--- Provided material ---
************
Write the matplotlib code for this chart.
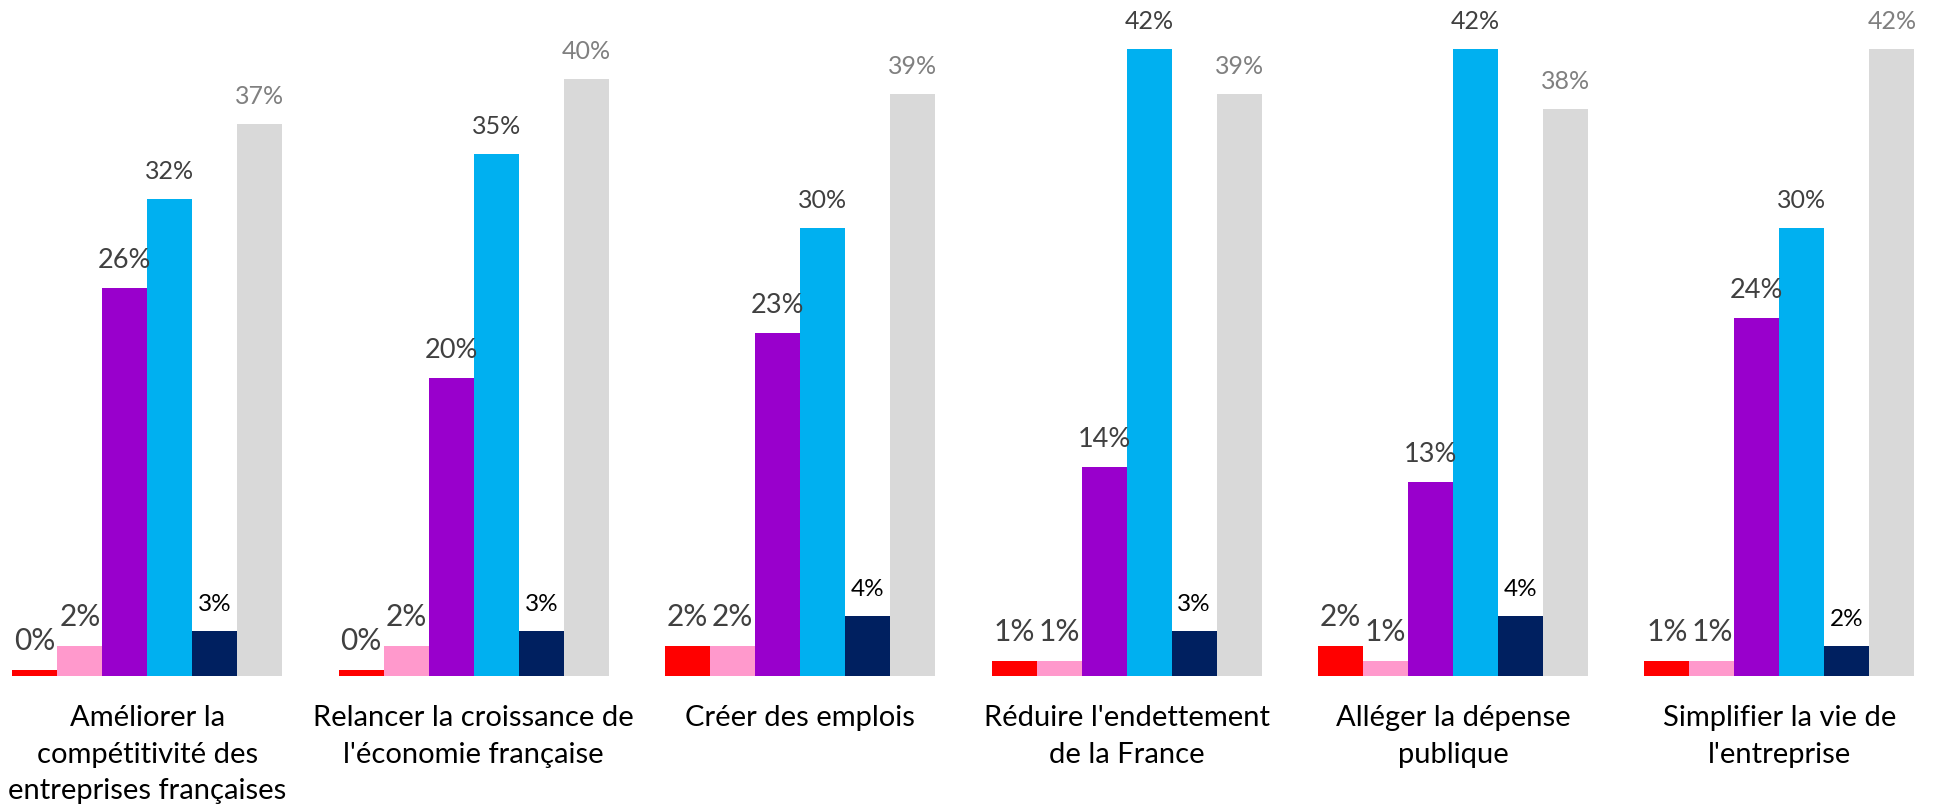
import matplotlib
matplotlib.use("Agg")
import matplotlib.pyplot as plt
import numpy as np

plt.rcParams['font.family'] = ['Lato', 'DejaVu Sans']

categories = ["Améliorer la\ncompétitivité des\nentreprises françaises",
              "Relancer la croissance de\nl'économie française",
              "Créer des emplois",
              "Réduire l'endettement\nde la France",
              "Alléger la dépense\npublique",
              "Simplifier la vie de\nl'entreprise"]
s_red    = [0.4, 0.4, 2, 1, 2, 1]
s_pink   = [2, 2, 2, 1, 1, 1]
s_purple = [26, 20, 23, 14, 13, 24]
s_cyan   = [32, 35, 30, 42, 42, 30]
s_navy   = [3, 3, 4, 3, 4, 2]
s_grey   = [37, 40, 39, 39, 38, 42]

series = [s_red, s_pink, s_purple, s_cyan, s_navy, s_grey]
colors = ["#FF0000", "#FF99CC", "#9900CC", "#00B0F0", "#002060", "#D9D9D9"]
label_colors = ["#404040", "#404040", "#404040", "#404040", "#000000", "#808080"]
label_sizes = [21.5, 21.5, 19.5, 18, 17.5, 18]

W, H = 1939, 810
fig = plt.figure(figsize=(W/100, H/100), dpi=100)
ax = fig.add_axes([0, 134/H, 1, 1 - 134/H])
ppu = 14.92
ax.set_ylim(0, (H - 134) / ppu)
spacing = 326.4
a = -147.4 / spacing
ax.set_xlim(a, a + W / spacing)

x = np.arange(len(categories))
bw = 45 / spacing
for k, (vals, c) in enumerate(zip(series, colors)):
    xs = x + (k - 2.5) * bw
    ax.bar(xs, vals, width=bw, color=c, linewidth=0)
    for xi, v in zip(xs, vals):
        ax.annotate(f"{v:.0f}%", (xi, v), xytext=(0, 14.4), textcoords="offset points",
                    ha="center", va="baseline", color=label_colors[k],
                    fontsize=label_sizes[k])

for xi, cat in zip(x, categories):
    ax.annotate(cat, (xi, 0), xytext=(0, -21), textcoords="offset points",
                ha="center", va="top", fontsize=21, color="#000000",
                linespacing=1.5, annotation_clip=False)

ax.axis("off")
fig.savefig("out.png", dpi=100)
************
--- What you should do ---
Leave out the pictures and copy the rest of the material above exactly.

--- Complete output ---
Write the matplotlib code for this chart.
import matplotlib
matplotlib.use("Agg")
import matplotlib.pyplot as plt
import numpy as np

plt.rcParams['font.family'] = ['Lato', 'DejaVu Sans']

categories = ["Améliorer la\ncompétitivité des\nentreprises françaises",
              "Relancer la croissance de\nl'économie française",
              "Créer des emplois",
              "Réduire l'endettement\nde la France",
              "Alléger la dépense\npublique",
              "Simplifier la vie de\nl'entreprise"]
s_red    = [0.4, 0.4, 2, 1, 2, 1]
s_pink   = [2, 2, 2, 1, 1, 1]
s_purple = [26, 20, 23, 14, 13, 24]
s_cyan   = [32, 35, 30, 42, 42, 30]
s_navy   = [3, 3, 4, 3, 4, 2]
s_grey   = [37, 40, 39, 39, 38, 42]

series = [s_red, s_pink, s_purple, s_cyan, s_navy, s_grey]
colors = ["#FF0000", "#FF99CC", "#9900CC", "#00B0F0", "#002060", "#D9D9D9"]
label_colors = ["#404040", "#404040", "#404040", "#404040", "#000000", "#808080"]
label_sizes = [21.5, 21.5, 19.5, 18, 17.5, 18]

W, H = 1939, 810
fig = plt.figure(figsize=(W/100, H/100), dpi=100)
ax = fig.add_axes([0, 134/H, 1, 1 - 134/H])
ppu = 14.92
ax.set_ylim(0, (H - 134) / ppu)
spacing = 326.4
a = -147.4 / spacing
ax.set_xlim(a, a + W / spacing)

x = np.arange(len(categories))
bw = 45 / spacing
for k, (vals, c) in enumerate(zip(series, colors)):
    xs = x + (k - 2.5) * bw
    ax.bar(xs, vals, width=bw, color=c, linewidth=0)
    for xi, v in zip(xs, vals):
        ax.annotate(f"{v:.0f}%", (xi, v), xytext=(0, 14.4), textcoords="offset points",
                    ha="center", va="baseline", color=label_colors[k],
                    fontsize=label_sizes[k])

for xi, cat in zip(x, categories):
    ax.annotate(cat, (xi, 0), xytext=(0, -21), textcoords="offset points",
                ha="center", va="top", fontsize=21, color="#000000",
                linespacing=1.5, annotation_clip=False)

ax.axis("off")
fig.savefig("out.png", dpi=100)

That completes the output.